My parents kept to their plan and when I was a year and four months, the three of us flew back to the Philippines supposedly for good. My parents were welcomed home as heroes. My mother was seven months pregnant with my brother when we arrived. Eventually, they began a fledgling medical clinic in a suburb of Manila.

The following year my father became quite ill. He was diagnosed with a rare bile duct cancer. His only option for treatment was in the United States. My grandfather flew with him and my mother from Manila to Los Angeles. My mother was seven months pregnant with my sister. The morning after they touched down at LAX, my father went into emergency surgery. Later that afternoon my mother kept trying to make a payphone call. An operator came on and explained to my distressed mother that it was difficult to make calls that day. My mother insisted that she get a line and the operator said, “Lady, don’t you know that President Kennedy was shot and killed earlier today??” My mother was not aware of this.
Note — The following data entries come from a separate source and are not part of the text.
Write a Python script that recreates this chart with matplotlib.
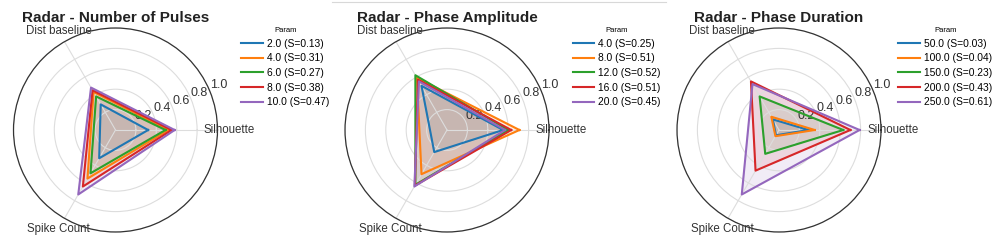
import numpy as np
import matplotlib.pyplot as plt
from matplotlib.lines import Line2D

plt.rcParams['font.family'] = ['Liberation Sans', 'DejaVu Sans']

metrics = ['Silhouette', 'Dist baseline', 'Spike Count']
colors = ['#1f77b4', '#ff7f0e', '#2ca02c', '#d62728', '#9467bd']

# Number of Pulses
pulses_params = [2.0, 4.0, 6.0, 8.0, 10.0]
pulses_scores = [0.13, 0.31, 0.27, 0.38, 0.47]
pulses_values = [
    [0.32, 0.29, 0.32],
    [0.52, 0.43, 0.55],
    [0.49, 0.38, 0.49],
    [0.55, 0.45, 0.64],
    [0.58, 0.48, 0.73],
]

# Phase Amplitude
amp_params = [4.0, 8.0, 12.0, 16.0, 20.0]
amp_scores = [0.25, 0.51, 0.52, 0.51, 0.45]
amp_values = [
    [0.55, 0.50, 0.25],
    [0.71, 0.59, 0.50],
    [0.60, 0.62, 0.62],
    [0.63, 0.57, 0.63],
    [0.57, 0.55, 0.64],
]

# Phase Duration
dur_params = [50.0, 100.0, 150.0, 200.0, 250.0]
dur_scores = [0.03, 0.04, 0.23, 0.43, 0.61]
dur_values = [
    [0.29, 0.12, 0.06],
    [0.35, 0.15, 0.07],
    [0.63, 0.38, 0.27],
    [0.70, 0.55, 0.46],
    [0.79, 0.52, 0.73],
]

panels = [
    ('Radar - Number of Pulses', pulses_params, pulses_scores, pulses_values),
    ('Radar - Phase Amplitude', amp_params, amp_scores, amp_values),
    ('Radar - Phase Duration', dur_params, dur_scores, dur_values),
]

angles = np.linspace(0, 2 * np.pi, len(metrics), endpoint=False)
closed = np.append(angles, angles[0])

W, H = 997, 244
fig = plt.figure(figsize=(W / 100, H / 100), dpi=100)

# thin separator left over at the top of the middle panel
fig.add_artist(Line2D([332 / W, 666 / W], [1 - 1.5 / H] * 2,
                      color='#d8d8d8', linewidth=0.8))

centers = [115.5, 447, 779]
legend_x = [1.07, 1.07, 1.04]
R = 102
for cx, lx, (title, params, scores, values) in zip(centers, legend_x, panels):
    ax = fig.add_axes([(cx - R) / W, (H - 130 - R) / H, 2 * R / W, 2 * R / H],
                      projection='polar')
    for p, s, vals, c in zip(params, scores, values, colors):
        v = vals + vals[:1]
        ax.plot(closed, v, color=c, linewidth=1.5, label=f'{p:.1f} (S={s:.2f})')
        ax.fill(closed, v, color=c, alpha=0.12)

    ax.set_ylim(0, 1)
    ax.set_xticks(angles)
    ax.set_xticklabels(metrics, fontsize=8.3, color='#333333')
    ax.set_yticks([0.2, 0.4, 0.6, 0.8, 1.0])
    ax.set_yticklabels(['0.2', '0.4', '0.6', '0.8', '1.0'], fontsize=9, color='#333333')
    ax.tick_params(axis='x', pad=-2)
    ax.grid(color='#dddddd', linewidth=0.8)
    ax.spines['polar'].set_color('#333333')
    ax.spines['polar'].set_linewidth(0.9)

    ax.set_title(title, fontsize=11, fontweight='bold', color='#222222',
                 y=1.03, pad=0)
    ax.legend(title='Param', loc='upper left', bbox_to_anchor=(lx, 1.05),
              fontsize=7.4, title_fontsize=5.5, frameon=False,
              handlelength=2.1, handletextpad=0.4, labelspacing=0.45)

fig.savefig('out.png', dpi=100)
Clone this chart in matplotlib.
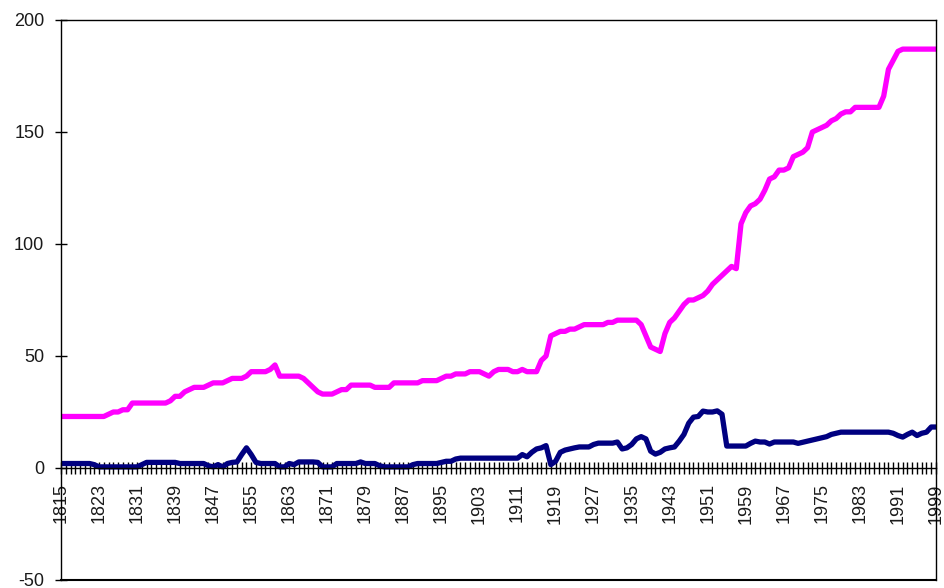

Ten days later my mother gave birth prematurely to my sister at the same hospital where my father was operated on. My father received treatment for two and a half years until he succumbed to cancer. During this time my brother and I were reunited with our parents and our new baby sister. My father somehow found the will and the strength to continue work as a surgeon until he was too sick to do so. He reached his final goal of setting us up in a house in the Bronx, much closer to my mother’s workplace. He died in New York City at the age of 31.

In a letter to me, my brother and sister, he wrote: “Be selfless. Be compassionate. Be courageous, but not wildly daring. The virtues that one builds in your early years will become your basic weapons of tomorrow.”